TASK STATEMENT
Write out the material exactly, without any of its pictures.

SUPPLIED MATERIAL
BEGIN

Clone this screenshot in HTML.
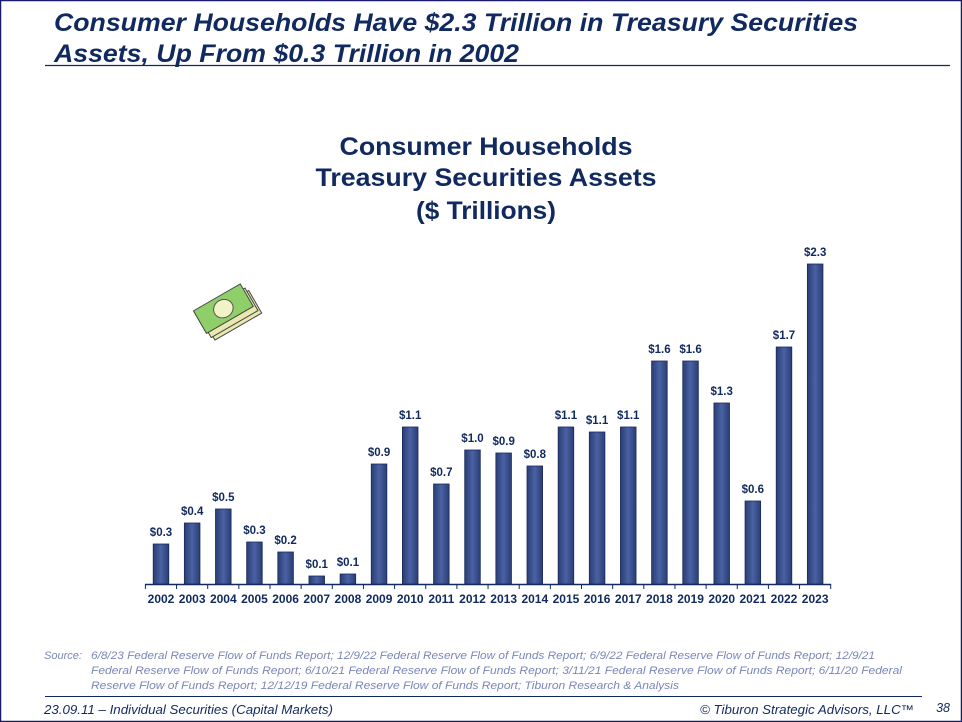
<!DOCTYPE html>
<html><head><meta charset="utf-8"><style>
html,body{margin:0;padding:0;background:#fff}
svg{display:block}
</style></head><body>
<svg width="962" height="722" viewBox="0 0 962 722" xmlns="http://www.w3.org/2000/svg" font-family="Liberation Sans, sans-serif">
<defs>
<linearGradient id="g" x1="0" y1="0" x2="1" y2="0">
<stop offset="0" stop-color="#2a3d74"/><stop offset="0.5" stop-color="#4a62a4"/><stop offset="1" stop-color="#2a3d74"/>
</linearGradient>
</defs>
<rect x="0.5" y="0.5" width="961" height="721" fill="#fff" stroke="#1a1a6e" stroke-width="1.5"/>
<g fill="#10295e" font-weight="bold" font-style="italic" font-size="25">
<text x="54" y="31" textLength="804" lengthAdjust="spacingAndGlyphs">Consumer Households Have $2.3 Trillion in Treasury Securities</text>
<text x="54" y="62" textLength="465" lengthAdjust="spacingAndGlyphs">Assets, Up From $0.3 Trillion in 2002</text>
</g>
<line x1="45" y1="65.5" x2="950" y2="65.5" stroke="#10295e" stroke-width="1.2"/>
<g fill="#10295e" font-weight="bold" font-size="25" text-anchor="middle">
<text x="486" y="155" textLength="293" lengthAdjust="spacingAndGlyphs">Consumer Households</text>
<text x="486" y="186" textLength="341" lengthAdjust="spacingAndGlyphs">Treasury Securities Assets</text>
<text x="486" y="219" textLength="140" lengthAdjust="spacingAndGlyphs">($ Trillions)</text>
</g>
<g transform="translate(193,280) rotate(-30 30 30)">
<rect x="8" y="26" width="54" height="26" fill="#e8e8b0" stroke="#444" stroke-width="1"/>
<rect x="6" y="22" width="54" height="26" fill="#e8e8b0" stroke="#444" stroke-width="1"/>
<rect x="4" y="16" width="54" height="26" fill="#8fcf6a" stroke="#444" stroke-width="1"/>
<ellipse cx="31" cy="29" rx="10" ry="9" fill="#f2f2c8" stroke="#555"/>
</g>
<line x1="145" y1="584.5" x2="831" y2="584.5" stroke="#10295e" stroke-width="1.5"/>
<g id="bars" fill="url(#g)" stroke="#1a2a5e" stroke-width="0.8"></g>
<g id="vals" fill="#10295e" font-weight="bold" font-size="11.5" text-anchor="middle"></g>
<g id="yrs" fill="#10295e" font-weight="bold" font-size="12" text-anchor="middle"></g>
<g id="ticks" stroke="#10295e" stroke-width="1"></g>
<g fill="#7a86b8" font-style="italic" font-size="11">
<text x="44" y="659">Source:</text>
<text x="91" y="659" textLength="784" lengthAdjust="spacingAndGlyphs">6/8/23 Federal Reserve Flow of Funds Report; 12/9/22 Federal Reserve Flow of Funds Report; 6/9/22 Federal Reserve Flow of Funds Report; 12/9/21</text>
<text x="91" y="674" textLength="811" lengthAdjust="spacingAndGlyphs">Federal Reserve Flow of Funds Report; 6/10/21 Federal Reserve Flow of Funds Report; 3/11/21 Federal Reserve Flow of Funds Report; 6/11/20 Federal</text>
<text x="91" y="689" textLength="588" lengthAdjust="spacingAndGlyphs">Reserve Flow of Funds Report; 12/12/19 Federal Reserve Flow of Funds Report; Tiburon Research &amp; Analysis</text>
</g>
<line x1="45" y1="696.5" x2="922" y2="696.5" stroke="#10295e" stroke-width="1"/>
<g fill="#10295e" font-style="italic" font-size="12.5">
<text x="44" y="714" textLength="289" lengthAdjust="spacingAndGlyphs">23.09.11 – Individual  Securities (Capital Markets)</text>
<text x="914" y="714" text-anchor="end" textLength="214" lengthAdjust="spacingAndGlyphs">© Tiburon Strategic Advisors, LLC™</text>
<text x="950" y="712" text-anchor="end">38</text>
</g>
<script>
var tops=[544,523,509,542,552,576,574,464,427,484,450,453,466,427,432,427,361,361,403,501,347,264];
var v=["$0.3","$0.4","$0.5","$0.3","$0.2","$0.1","$0.1","$0.9","$1.1","$0.7","$1.0","$0.9","$0.8","$1.1","$1.1","$1.1","$1.6","$1.6","$1.3","$0.6","$1.7","$2.3"];
var ns="http://www.w3.org/2000/svg";
function el(p,t,a,txt){var e=document.createElementNS(ns,t);for(var k in a)e.setAttribute(k,a[k]);if(txt)e.textContent=txt;document.getElementById(p).appendChild(e);}
for(var i=0;i<22;i++){var c=161+i*31.15;
el("bars","rect",{x:c-7.8,y:tops[i],width:15.6,height:584-tops[i]});
el("vals","text",{x:c,y:tops[i]-8},v[i]);
el("yrs","text",{x:c,y:603},String(2002+i));
el("ticks","line",{x1:c-15.6,y1:584,x2:c-15.6,y2:589});}
el("ticks","line",{x1:161+21.5*31.15,y1:584,x2:161+21.5*31.15,y2:589});
</script>
</svg>
</body></html>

END

OUTPUT FOR THIS EXERCISE
Clone this screenshot in HTML.
<!DOCTYPE html>
<html><head><meta charset="utf-8"><style>
html,body{margin:0;padding:0;background:#fff}
svg{display:block}
</style></head><body>
<svg width="962" height="722" viewBox="0 0 962 722" xmlns="http://www.w3.org/2000/svg" font-family="Liberation Sans, sans-serif">
<defs>
<linearGradient id="g" x1="0" y1="0" x2="1" y2="0">
<stop offset="0" stop-color="#2a3d74"/><stop offset="0.5" stop-color="#4a62a4"/><stop offset="1" stop-color="#2a3d74"/>
</linearGradient>
</defs>
<rect x="0.5" y="0.5" width="961" height="721" fill="#fff" stroke="#1a1a6e" stroke-width="1.5"/>
<g fill="#10295e" font-weight="bold" font-style="italic" font-size="25">
<text x="54" y="31" textLength="804" lengthAdjust="spacingAndGlyphs">Consumer Households Have $2.3 Trillion in Treasury Securities</text>
<text x="54" y="62" textLength="465" lengthAdjust="spacingAndGlyphs">Assets, Up From $0.3 Trillion in 2002</text>
</g>
<line x1="45" y1="65.5" x2="950" y2="65.5" stroke="#10295e" stroke-width="1.2"/>
<g fill="#10295e" font-weight="bold" font-size="25" text-anchor="middle">
<text x="486" y="155" textLength="293" lengthAdjust="spacingAndGlyphs">Consumer Households</text>
<text x="486" y="186" textLength="341" lengthAdjust="spacingAndGlyphs">Treasury Securities Assets</text>
<text x="486" y="219" textLength="140" lengthAdjust="spacingAndGlyphs">($ Trillions)</text>
</g>
<g transform="translate(193,280) rotate(-30 30 30)">
<rect x="8" y="26" width="54" height="26" fill="#e8e8b0" stroke="#444" stroke-width="1"/>
<rect x="6" y="22" width="54" height="26" fill="#e8e8b0" stroke="#444" stroke-width="1"/>
<rect x="4" y="16" width="54" height="26" fill="#8fcf6a" stroke="#444" stroke-width="1"/>
<ellipse cx="31" cy="29" rx="10" ry="9" fill="#f2f2c8" stroke="#555"/>
</g>
<line x1="145" y1="584.5" x2="831" y2="584.5" stroke="#10295e" stroke-width="1.5"/>
<g id="bars" fill="url(#g)" stroke="#1a2a5e" stroke-width="0.8"></g>
<g id="vals" fill="#10295e" font-weight="bold" font-size="11.5" text-anchor="middle"></g>
<g id="yrs" fill="#10295e" font-weight="bold" font-size="12" text-anchor="middle"></g>
<g id="ticks" stroke="#10295e" stroke-width="1"></g>
<g fill="#7a86b8" font-style="italic" font-size="11">
<text x="44" y="659">Source:</text>
<text x="91" y="659" textLength="784" lengthAdjust="spacingAndGlyphs">6/8/23 Federal Reserve Flow of Funds Report; 12/9/22 Federal Reserve Flow of Funds Report; 6/9/22 Federal Reserve Flow of Funds Report; 12/9/21</text>
<text x="91" y="674" textLength="811" lengthAdjust="spacingAndGlyphs">Federal Reserve Flow of Funds Report; 6/10/21 Federal Reserve Flow of Funds Report; 3/11/21 Federal Reserve Flow of Funds Report; 6/11/20 Federal</text>
<text x="91" y="689" textLength="588" lengthAdjust="spacingAndGlyphs">Reserve Flow of Funds Report; 12/12/19 Federal Reserve Flow of Funds Report; Tiburon Research &amp; Analysis</text>
</g>
<line x1="45" y1="696.5" x2="922" y2="696.5" stroke="#10295e" stroke-width="1"/>
<g fill="#10295e" font-style="italic" font-size="12.5">
<text x="44" y="714" textLength="289" lengthAdjust="spacingAndGlyphs">23.09.11 – Individual  Securities (Capital Markets)</text>
<text x="914" y="714" text-anchor="end" textLength="214" lengthAdjust="spacingAndGlyphs">© Tiburon Strategic Advisors, LLC™</text>
<text x="950" y="712" text-anchor="end">38</text>
</g>
<script>
var tops=[544,523,509,542,552,576,574,464,427,484,450,453,466,427,432,427,361,361,403,501,347,264];
var v=["$0.3","$0.4","$0.5","$0.3","$0.2","$0.1","$0.1","$0.9","$1.1","$0.7","$1.0","$0.9","$0.8","$1.1","$1.1","$1.1","$1.6","$1.6","$1.3","$0.6","$1.7","$2.3"];
var ns="http://www.w3.org/2000/svg";
function el(p,t,a,txt){var e=document.createElementNS(ns,t);for(var k in a)e.setAttribute(k,a[k]);if(txt)e.textContent=txt;document.getElementById(p).appendChild(e);}
for(var i=0;i<22;i++){var c=161+i*31.15;
el("bars","rect",{x:c-7.8,y:tops[i],width:15.6,height:584-tops[i]});
el("vals","text",{x:c,y:tops[i]-8},v[i]);
el("yrs","text",{x:c,y:603},String(2002+i));
el("ticks","line",{x1:c-15.6,y1:584,x2:c-15.6,y2:589});}
el("ticks","line",{x1:161+21.5*31.15,y1:584,x2:161+21.5*31.15,y2:589});
</script>
</svg>
</body></html>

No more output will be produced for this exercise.